▸ **Task brief**: Print, word for word, the opening line of the data below and every line after it through the line that contains "var base = 654;", but not the pictures.

▸ **Data extract**:
_ _ _

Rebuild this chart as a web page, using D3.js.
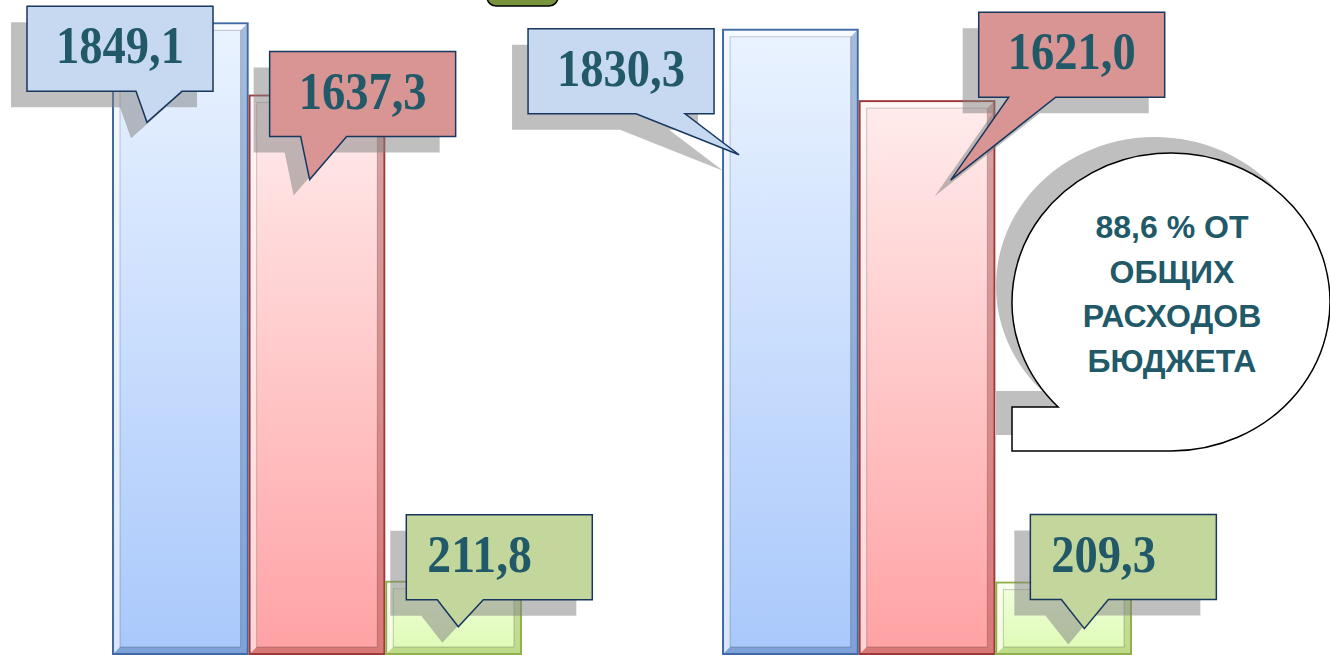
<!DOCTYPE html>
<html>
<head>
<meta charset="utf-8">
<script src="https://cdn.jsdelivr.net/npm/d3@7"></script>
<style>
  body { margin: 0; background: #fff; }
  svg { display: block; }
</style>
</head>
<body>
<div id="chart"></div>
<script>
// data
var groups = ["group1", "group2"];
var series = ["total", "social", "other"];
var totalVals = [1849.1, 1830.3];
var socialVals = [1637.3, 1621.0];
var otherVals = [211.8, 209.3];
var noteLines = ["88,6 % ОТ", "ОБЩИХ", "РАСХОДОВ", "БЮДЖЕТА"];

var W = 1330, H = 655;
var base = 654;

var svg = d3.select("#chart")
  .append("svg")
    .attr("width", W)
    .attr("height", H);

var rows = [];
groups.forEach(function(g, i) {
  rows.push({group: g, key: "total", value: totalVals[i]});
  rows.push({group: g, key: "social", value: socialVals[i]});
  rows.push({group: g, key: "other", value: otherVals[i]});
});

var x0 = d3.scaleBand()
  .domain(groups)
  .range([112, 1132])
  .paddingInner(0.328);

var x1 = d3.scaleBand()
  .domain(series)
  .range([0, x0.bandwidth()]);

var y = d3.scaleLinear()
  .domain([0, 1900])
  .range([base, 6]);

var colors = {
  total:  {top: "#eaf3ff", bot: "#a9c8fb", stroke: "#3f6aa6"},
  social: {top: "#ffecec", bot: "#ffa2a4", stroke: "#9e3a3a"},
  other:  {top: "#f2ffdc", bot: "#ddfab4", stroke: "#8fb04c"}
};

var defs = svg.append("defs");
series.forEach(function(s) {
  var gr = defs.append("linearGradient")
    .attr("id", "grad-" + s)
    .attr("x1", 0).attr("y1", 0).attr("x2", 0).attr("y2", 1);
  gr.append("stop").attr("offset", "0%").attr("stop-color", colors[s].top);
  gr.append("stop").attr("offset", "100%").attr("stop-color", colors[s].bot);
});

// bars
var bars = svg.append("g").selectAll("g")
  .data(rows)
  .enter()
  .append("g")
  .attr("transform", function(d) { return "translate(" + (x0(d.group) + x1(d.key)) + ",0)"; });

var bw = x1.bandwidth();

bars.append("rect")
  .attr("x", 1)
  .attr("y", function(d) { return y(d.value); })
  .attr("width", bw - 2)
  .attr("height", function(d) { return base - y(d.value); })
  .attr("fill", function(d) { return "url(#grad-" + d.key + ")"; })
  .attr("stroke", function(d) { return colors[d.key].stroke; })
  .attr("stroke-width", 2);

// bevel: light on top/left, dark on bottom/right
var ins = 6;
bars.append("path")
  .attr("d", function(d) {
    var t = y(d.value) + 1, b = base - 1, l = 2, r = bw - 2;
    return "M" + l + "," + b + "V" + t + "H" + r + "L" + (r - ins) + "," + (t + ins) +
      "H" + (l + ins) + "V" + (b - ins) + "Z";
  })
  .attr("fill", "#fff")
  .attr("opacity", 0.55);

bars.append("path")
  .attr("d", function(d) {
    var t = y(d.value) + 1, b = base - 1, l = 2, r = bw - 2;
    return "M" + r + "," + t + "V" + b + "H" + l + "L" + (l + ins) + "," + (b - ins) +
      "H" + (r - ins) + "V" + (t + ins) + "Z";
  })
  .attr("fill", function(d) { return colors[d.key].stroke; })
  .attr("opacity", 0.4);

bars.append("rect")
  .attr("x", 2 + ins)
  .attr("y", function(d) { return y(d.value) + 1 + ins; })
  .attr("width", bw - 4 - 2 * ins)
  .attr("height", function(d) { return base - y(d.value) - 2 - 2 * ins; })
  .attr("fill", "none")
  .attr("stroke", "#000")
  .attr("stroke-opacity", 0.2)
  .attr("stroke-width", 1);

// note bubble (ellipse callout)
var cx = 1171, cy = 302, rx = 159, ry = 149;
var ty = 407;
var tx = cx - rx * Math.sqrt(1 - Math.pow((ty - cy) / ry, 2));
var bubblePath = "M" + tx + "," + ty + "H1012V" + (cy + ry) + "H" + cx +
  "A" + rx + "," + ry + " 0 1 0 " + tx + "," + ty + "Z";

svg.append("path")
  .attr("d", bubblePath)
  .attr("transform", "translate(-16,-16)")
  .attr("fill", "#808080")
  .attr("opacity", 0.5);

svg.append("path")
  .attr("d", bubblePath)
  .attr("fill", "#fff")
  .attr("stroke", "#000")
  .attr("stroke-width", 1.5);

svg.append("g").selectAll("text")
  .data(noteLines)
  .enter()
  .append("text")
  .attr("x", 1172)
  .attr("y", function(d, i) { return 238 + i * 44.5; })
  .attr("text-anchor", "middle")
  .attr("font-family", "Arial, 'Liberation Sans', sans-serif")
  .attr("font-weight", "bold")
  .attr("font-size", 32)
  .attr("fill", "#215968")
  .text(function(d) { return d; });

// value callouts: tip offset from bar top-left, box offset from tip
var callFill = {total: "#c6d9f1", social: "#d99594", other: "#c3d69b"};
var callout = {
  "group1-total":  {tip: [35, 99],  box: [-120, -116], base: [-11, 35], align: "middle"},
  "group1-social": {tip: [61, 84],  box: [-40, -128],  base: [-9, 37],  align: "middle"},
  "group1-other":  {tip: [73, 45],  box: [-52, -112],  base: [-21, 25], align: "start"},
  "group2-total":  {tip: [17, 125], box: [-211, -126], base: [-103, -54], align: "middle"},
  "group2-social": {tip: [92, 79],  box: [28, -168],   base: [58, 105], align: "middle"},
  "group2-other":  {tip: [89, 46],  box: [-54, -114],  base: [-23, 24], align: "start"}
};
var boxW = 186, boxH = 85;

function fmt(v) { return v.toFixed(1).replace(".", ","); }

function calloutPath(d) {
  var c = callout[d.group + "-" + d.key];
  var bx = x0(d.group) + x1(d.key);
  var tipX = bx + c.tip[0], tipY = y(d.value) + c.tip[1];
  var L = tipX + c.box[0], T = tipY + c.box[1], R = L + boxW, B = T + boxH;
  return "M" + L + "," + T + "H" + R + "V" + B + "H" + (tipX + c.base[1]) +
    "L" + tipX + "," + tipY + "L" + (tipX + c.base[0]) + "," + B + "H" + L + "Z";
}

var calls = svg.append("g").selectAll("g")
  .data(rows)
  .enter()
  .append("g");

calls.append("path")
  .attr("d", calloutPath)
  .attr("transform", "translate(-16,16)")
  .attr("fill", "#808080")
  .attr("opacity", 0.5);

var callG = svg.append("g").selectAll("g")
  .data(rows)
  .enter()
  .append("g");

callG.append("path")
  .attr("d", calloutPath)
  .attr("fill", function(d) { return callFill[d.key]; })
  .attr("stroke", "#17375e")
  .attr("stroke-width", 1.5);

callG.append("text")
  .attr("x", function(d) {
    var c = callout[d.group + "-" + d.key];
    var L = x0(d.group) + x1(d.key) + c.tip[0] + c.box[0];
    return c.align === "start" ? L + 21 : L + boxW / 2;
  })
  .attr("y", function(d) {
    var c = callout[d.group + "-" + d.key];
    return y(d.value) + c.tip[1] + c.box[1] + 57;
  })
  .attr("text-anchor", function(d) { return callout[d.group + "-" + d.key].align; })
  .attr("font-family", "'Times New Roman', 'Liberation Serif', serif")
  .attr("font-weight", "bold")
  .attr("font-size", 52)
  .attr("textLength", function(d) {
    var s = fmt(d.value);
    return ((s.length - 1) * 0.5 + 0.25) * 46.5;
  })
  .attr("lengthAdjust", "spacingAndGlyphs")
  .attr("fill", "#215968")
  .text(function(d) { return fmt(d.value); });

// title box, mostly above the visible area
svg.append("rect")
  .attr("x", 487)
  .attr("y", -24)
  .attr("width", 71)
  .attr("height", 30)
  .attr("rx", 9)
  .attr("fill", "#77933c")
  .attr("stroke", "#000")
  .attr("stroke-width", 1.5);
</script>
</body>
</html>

_ _ _

▸ **Exercise output**:
Rebuild this chart as a web page, using D3.js.
<!DOCTYPE html>
<html>
<head>
<meta charset="utf-8">
<script src="https://cdn.jsdelivr.net/npm/d3@7"></script>
<style>
  body { margin: 0; background: #fff; }
  svg { display: block; }
</style>
</head>
<body>
<div id="chart"></div>
<script>
// data
var groups = ["group1", "group2"];
var series = ["total", "social", "other"];
var totalVals = [1849.1, 1830.3];
var socialVals = [1637.3, 1621.0];
var otherVals = [211.8, 209.3];
var noteLines = ["88,6 % ОТ", "ОБЩИХ", "РАСХОДОВ", "БЮДЖЕТА"];

var W = 1330, H = 655;
var base = 654;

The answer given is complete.